Closing The Gap

10 February 2016

CLOSE THE GAP – 10TH ANNIVERSARY PARLIAMENTARY BREAKFAST

MURAL HALL, PARLIAMENT HOUSE

 

WEDNESDAY, 10 FEBRUARY 2016

 

Good morning everyone.

 

I would like to thank Aunty Matilda for warm welcome to country.

I'd like to acknowledge the Prime Minister, Richard Di Natale, Leader of the Greens. I would also like to acknowledge Jackie Huggins, she is doing a great job at Congress with Rob Little as well.

 

Also, if I can acknowledge all the Aboriginal and Torres Strait Islander peoples who are here and if I might, without fear of triggering controversy, acknowledge Tom Calma and the remarkable President of the Human Rights Commission, Gillian Triggs who stands up for all things Australian.

 

This is, and always will be, Aboriginal land.

 

I acknowledge the traditional owners, the Ngunnawal and Ngambri people, and I pay my respects to elders past and present.

 

And I can tell you that as the leader of the Labor party, those words of respect carry a solemn promise.

 

To do our best, to work our hardest to Close the Gap and deliver true equality in health, housing, education, employment and justice.
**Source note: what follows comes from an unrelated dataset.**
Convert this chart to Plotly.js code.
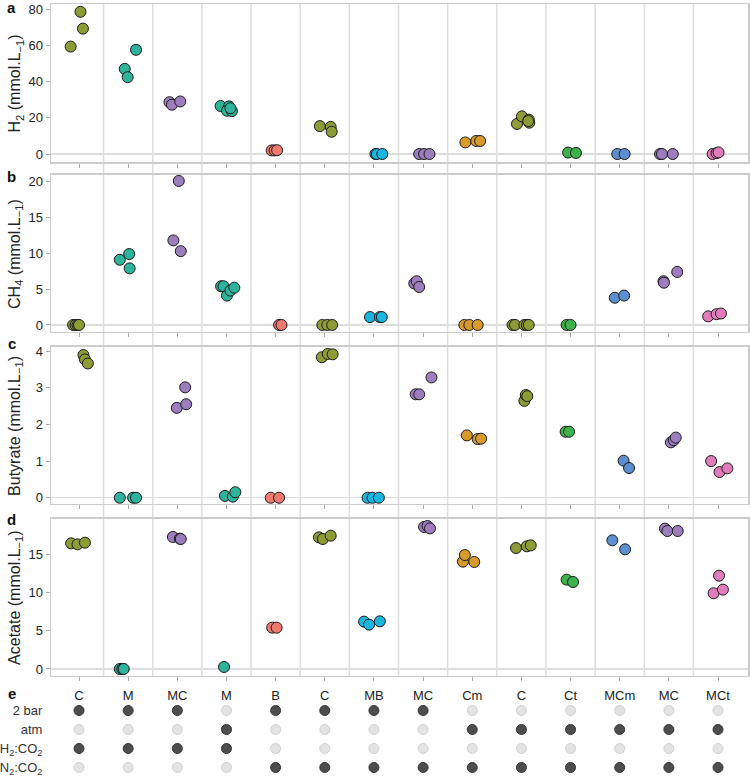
<!DOCTYPE html>
<html>
<head>
<meta charset="utf-8">
<script src="https://cdn.plot.ly/plotly-3.0.1.min.js"></script>
<style>
  body { margin: 0; background: #fff; }
  #plot { width: 750px; height: 777px; }
</style>
</head>
<body>
<div id="plot"></div>
<script>
// treatment categories and their colours
var categories = ['C', 'M', 'MC', 'M', 'B', 'C', 'MB', 'MC', 'Cm', 'C', 'Ct', 'MCm', 'MC', 'MCt'];
var catColors = ['#8d9c37', '#2db49a', '#9c7dbe', '#2db49a', '#ee7a70', '#8d9c37', '#1bb6e0',
                 '#9c7dbe', '#d89a2c', '#8d9c37', '#3db14c', '#5d8ed0', '#9c7dbe', '#e07cba'];

// a: H2 (replicates per category) and horizontal jitter of each replicate
var h2Values = [[59.3, 78.5, 69.2], [47.0, 42.4, 57.5], [28.6, 27.2, 29.0], [26.5, 26.3, 23.9, 23.7, 25.3],
                [2.0, 2.0, 2.1], [15.4, 15.0, 12.3], [0, 0, 0], [0, 0, 0], [6.4, 7.2, 7.2],
                [16.6, 20.8, 19.0, 17.3, 18.2], [0.8, 0.6], [0, 0], [0, 0, 0], [0, 0.5, 0.9]];
var h2Jitter = [[-0.17, 0.03, 0.08], [-0.07, -0.01, 0.16], [-0.16, -0.11, 0.06], [-0.12, 0.05, 0.01, 0.11, 0.08],
                [-0.08, -0.02, 0.03], [-0.1, 0.12, 0.14], [0.03, 0.06, 0.17], [-0.08, 0.02, 0.13], [-0.14, 0.08, 0.16],
                [-0.09, 0.01, 0.15, 0.16, 0.14], [-0.05, 0.11], [-0.05, 0.1], [-0.18, -0.14, 0.08], [-0.11, -0.03, 0.01]];

// b: CH4
var ch4Values = [[0, 0, 0, 0], [9.1, 9.9, 7.9], [11.8, 20.1, 10.3], [5.4, 5.4, 4.1, 4.8, 5.2],
                 [0, 0], [0, 0, 0], [1.1, 1.1, 1.1], [5.8, 6.1, 5.3], [0, 0, 0],
                 [0, 0, 0, 0, 0], [0, 0], [3.8, 4.1], [6.1, 5.9, 7.4], [1.2, 1.5, 1.6]];
var ch4Jitter = [[-0.12, -0.07, -0.03, 0.0], [-0.17, 0.02, 0.03], [-0.08, 0.03, 0.07], [-0.11, -0.06, 0.01, 0.08, 0.16],
                 [0.07, 0.12], [-0.05, 0.05, 0.15], [-0.08, 0.12, 0.16], [-0.18, -0.13, -0.08], [-0.16, -0.06, 0.11],
                 [-0.18, -0.13, 0.06, 0.11, 0.15], [-0.08, 0.0], [-0.1, 0.09], [-0.11, -0.1, 0.17], [-0.2, -0.03, 0.06]];

// c: Butyrate
var butValues = [[3.89, 3.77, 3.66], [0, 0, 0], [2.45, 3.01, 2.55], [0.05, 0.03, 0.15],
                 [0, 0], [3.83, 3.92, 3.91], [0, 0, 0], [2.82, 2.82, 3.28], [1.70, 1.60, 1.61],
                 [2.64, 2.80, 2.77], [1.8, 1.8], [1.01, 0.81], [1.51, 1.57, 1.64], [1.0, 0.70, 0.80]];
var butJitter = [[0.09, 0.12, 0.18], [-0.17, 0.1, 0.16], [-0.01, 0.16, 0.18], [-0.03, 0.13, 0.18],
                 [-0.1, 0.07], [-0.06, 0.06, 0.16], [-0.13, -0.03, 0.1], [-0.15, -0.08, 0.17], [-0.11, 0.11, 0.18],
                 [0.06, 0.09, 0.12], [-0.1, -0.03], [0.08, 0.19], [0.04, 0.1, 0.14], [-0.14, 0.03, 0.19]];

// d: Acetate
var acetValues = [[16.48, 16.35, 16.57], [0, 0, 0], [17.32, 17.1, 17.05], [0.26],
                  [5.42, 5.42], [17.27, 17.05, 17.49], [6.21, 5.82, 6.25], [18.63, 18.76, 18.45], [14.08, 14.95, 14.04],
                  [15.87, 16.09, 16.22], [11.72, 11.41], [16.88, 15.70], [18.41, 18.10, 18.10], [9.93, 12.24, 10.41]];
var acetJitter = [[-0.16, -0.03, 0.12], [-0.17, -0.12, -0.09], [-0.09, 0.05, 0.07], [-0.05],
                  [-0.07, 0.02], [-0.12, -0.04, 0.12], [-0.2, -0.1, 0.12], [0.02, 0.09, 0.14], [-0.19, -0.15, 0.04],
                  [-0.11, 0.11, 0.19], [-0.08, 0.05], [-0.15, 0.11], [-0.08, -0.03, 0.18], [-0.09, 0.02, 0.1]];

// e: incubation conditions (1 = yes)
var rowLabels = ['2 bar', 'atm', 'H<sub>2</sub>:CO<sub>2</sub>', 'N<sub>2</sub>:CO<sub>2</sub>'];
var bar2   = [1, 1, 1, 0, 1, 1, 1, 1, 0, 0, 0, 0, 0, 0];
var atm    = [0, 0, 0, 1, 0, 0, 0, 0, 1, 1, 1, 1, 1, 1];
var h2co2  = [1, 1, 1, 1, 0, 0, 0, 0, 0, 0, 0, 0, 0, 0];
var n2co2  = [0, 0, 0, 0, 1, 1, 1, 1, 1, 1, 1, 1, 1, 1];

var FONT = 'Liberation Sans, Arial, Helvetica, sans-serif';
var idx = categories.map(function (_, i) { return i; });

function pointsTrace(vals, jit, xa, ya) {
    var x = [], y = [], c = [];
    vals.forEach(function (group, i) {
        group.forEach(function (v, k) {
            x.push(i + jit[i][k]);
            y.push(v);
            c.push(catColors[i]);
        });
    });
    return {
        type: 'scatter', mode: 'markers', x: x, y: y, xaxis: xa, yaxis: ya,
        marker: { size: 11, color: c, line: { color: '#1a1a1a', width: 1 } },
        hoverinfo: 'y', showlegend: false, cliponaxis: false
    };
}

function condTrace(flags, row) {
    return {
        type: 'scatter', mode: 'markers', x: idx, y: idx.map(function () { return row; }),
        xaxis: 'x5', yaxis: 'y5', showlegend: false, hoverinfo: 'skip',
        marker: {
            size: 10,
            color: flags.map(function (f) { return f ? '#4d4d4d' : '#e3e3e3'; }),
            line: { width: 1, color: flags.map(function (f) { return f ? '#333333' : '#cfcfcf'; }) }
        }
    };
}

var data = [
    pointsTrace(h2Values, h2Jitter, 'x', 'y'),
    pointsTrace(ch4Values, ch4Jitter, 'x2', 'y2'),
    pointsTrace(butValues, butJitter, 'x3', 'y3'),
    pointsTrace(acetValues, acetJitter, 'x4', 'y4'),
    condTrace(bar2, 0), condTrace(atm, 1), condTrace(h2co2, 2), condTrace(n2co2, 3)
];

function xAxis(anchor, labels) {
    return {
        anchor: anchor, range: [-0.57, 13.61], showgrid: false, zeroline: false,
        showline: true, mirror: true, linecolor: '#cccccc', linewidth: 1.5,
        ticks: 'outside', ticklen: 4, tickcolor: '#aaaaaa', tickvals: idx,
        ticktext: categories, showticklabels: labels, ticklabelstandoff: 3,
        tickfont: { family: FONT, size: 13, color: '#222' }
    };
}

function yAxis(anchor, domain, range, ticks) {
    return {
        anchor: anchor, domain: domain, range: range, tickvals: ticks,
        showgrid: false, zeroline: true, zerolinecolor: '#dddddd', zerolinewidth: 1.5,
        showline: true, mirror: true, linecolor: '#cccccc', linewidth: 1.5,
        ticks: 'outside', ticklen: 4, tickcolor: '#aaaaaa',
        tickfont: { family: FONT, size: 13, color: '#222' }
    };
}

// vertical separators between categories
var shapes = [];
for (var i = 0; i < categories.length - 1; i++) {
    shapes.push({
        type: 'line', xref: 'x', yref: 'paper', x0: i + 0.5, x1: i + 0.5, y0: 0.1307, y1: 1,
        line: { color: '#dddddd', width: 1.5 }, layer: 'below'
    });
}

var letters = [['a', 0.9961], ['b', 0.7762], ['c', 0.5602], ['d', 0.3325], ['e', 0.1074]];
var annotations = letters.map(function (l) {
    return {
        text: '<b>' + l[0] + '</b>', xref: 'paper', yref: 'paper', x: -0.056, y: l[1],
        xanchor: 'center', yanchor: 'middle', showarrow: false,
        font: { family: FONT, size: 15, color: '#111' }
    };
});

// y-axis titles, one per panel, placed at a common x
var unit = ' (mmol.L<sub>\u22121</sub>)';
var yTitles = [['H<sub>2</sub>' + unit, 'y domain'], ['CH<sub>4</sub>' + unit, 'y2 domain'],
               ['Butyrate' + unit, 'y3 domain'], ['Acetate' + unit, 'y4 domain']];
yTitles.forEach(function (t) {
    annotations.push({
        text: t[0], xref: 'paper', yref: t[1], x: -0.051, y: 0.5,
        xanchor: 'center', yanchor: 'middle', textangle: -90, showarrow: false,
        font: { family: FONT, size: 16, color: '#222' }
    });
});

var layout = {
    width: 750, height: 777,
    margin: { l: 51, r: 2, t: 4, b: 0 },
    paper_bgcolor: '#ffffff', plot_bgcolor: '#ffffff',
    font: { family: FONT, color: '#222' },
    showlegend: false,
    xaxis: xAxis('y', false),
    xaxis2: xAxis('y2', false),
    xaxis3: xAxis('y3', false),
    xaxis4: xAxis('y4', true),
    xaxis5: { anchor: 'y5', range: [-0.57, 13.61], visible: false },
    yaxis: yAxis('x', [0.7956, 1.0], [-4.4, 82.8], [0, 20, 40, 60, 80]),
    yaxis2: yAxis('x2', [0.5757, 0.7788], [-0.98, 20.93], [0, 5, 10, 15, 20]),
    yaxis3: yAxis('x3', [0.3532, 0.5563], [-0.17, 4.11], [0, 1, 2, 3, 4]),
    yaxis4: yAxis('x4', [0.1307, 0.3338], [-0.92, 19.68], [0, 5, 10, 15]),
    yaxis5: {
        anchor: 'x5', domain: [0, 0.0983], range: [3.5, -0.5], tickvals: [0, 1, 2, 3],
        ticktext: rowLabels, showgrid: false, zeroline: false, showline: false,
        ticks: 'outside', ticklen: 5, tickcolor: 'rgba(0,0,0,0)',
        tickfont: { family: FONT, size: 13, color: '#333' }
    },
    shapes: shapes,
    annotations: annotations
};

Plotly.newPlot('plot', data, layout, { displayModeBar: false, staticPlot: true });
</script>
</body>
</html>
I thought about what I would say this morning and I decided to share Sam’s story with you, in his own words:

 

“My name is Sam. I am a 21 year old Aboriginal man.

 

My Nana raised me and my two siblings.

 

Growing up we didn't have much. As a teenager I was struggling.

 

Between 2008 and 2011, I started stealing to survive.

 

I was arrested and have spent time in custody.

 

When I was in legal trouble I used Aboriginal Legal Rights Movement.

 

I saw family members sitting in prison and then doing the same thing day after day when they were eventually released.

 

I soon realised quickly that isn't the life I want to live.

 

I didn't have any role models or supportive people in my life.

 

I eventually gained a Youth Mentor with White Lion.

 

I started making better choices.

 

I haven't been in trouble for four years. I have been in a stable relationship for the last two years.

 

I am a father, my son David was born in November 2015.

 

I live in my own home, I have my full licence and I have my own car.

 

As of next week I will have a job as a Youth Mentor.

 

I want to be in a position where I can be a positive influence and help better the lives of Aboriginal youth.

 

I want to be a leader in my community and most importantly I want to be a strong Aboriginal role model for my son.”

 

Sam’s story: the story of an individual empowered, seizing an opportunity to fulfil their potential, to transform their life - this is what Closing the Gap means to me.

 

Not simply that conservative cliche saying “if the Aboriginal people would just pull themselves up by their bootstraps”.

 

Telling people that don't own a pair of boots to pull themselves up by their bootstraps is not help.
In this Parliament we are powerful - the Government a little more powerful than the Opposition - but we are all collectively powerful.
We have the power here to help provide that helping hand, to provide important community-led Aboriginal and Torres Strait Islander controlled culturally appropriate services.
Delivering for every one of our first peoples who are currently denied a full and equal share in our nation’s future.
This week, in our Parliament and around our country we ask Australians to face up, to remedy together, the entrenched unfairness that Aboriginal and Torres Strait Islander peoples confront every day.
This is about facing up to the facts.

 

It is always a dilemma, isn't it? Do you look at all the good things that are happening and be a bit too blue-sky and try then to overlook the problems. Or do you just simply look at the problems and then somehow you are perhaps not acknowledging the progress.
I don't think we have to resolve that question, I think we just have to be honest. And if the honesty is uncomfortable listening, well we need to listen even harder.
We need to tell the full truth. What we see in the mirror as a nation, and indeed what we want our kids to see in the mirror of the nation when they grow up.

 

We do have shameful incarceration rates. It is wrong that an Aboriginal man of 18 is more likely to go to jail than to University.
It is wrong that we still have trachoma in our Indigenous communities.
We are a first world nation. We love being the best at something. It would appear amongst the first world nations, we are the worst at dealing with trachoma.

 

But if we are ever tempted to say the gap is too wide…or the mountain is too steep.

 

We should remember Sam’s story, or indeed, the backstories of the people introducing Malcolm, myself or Richard.

 

Because when one life changes, that changes the life of a family.
If we change the life of a family, we can change a community.
If we can change a community, then we can change the nation.
And friends, when we change the nation, we will Close the Gap.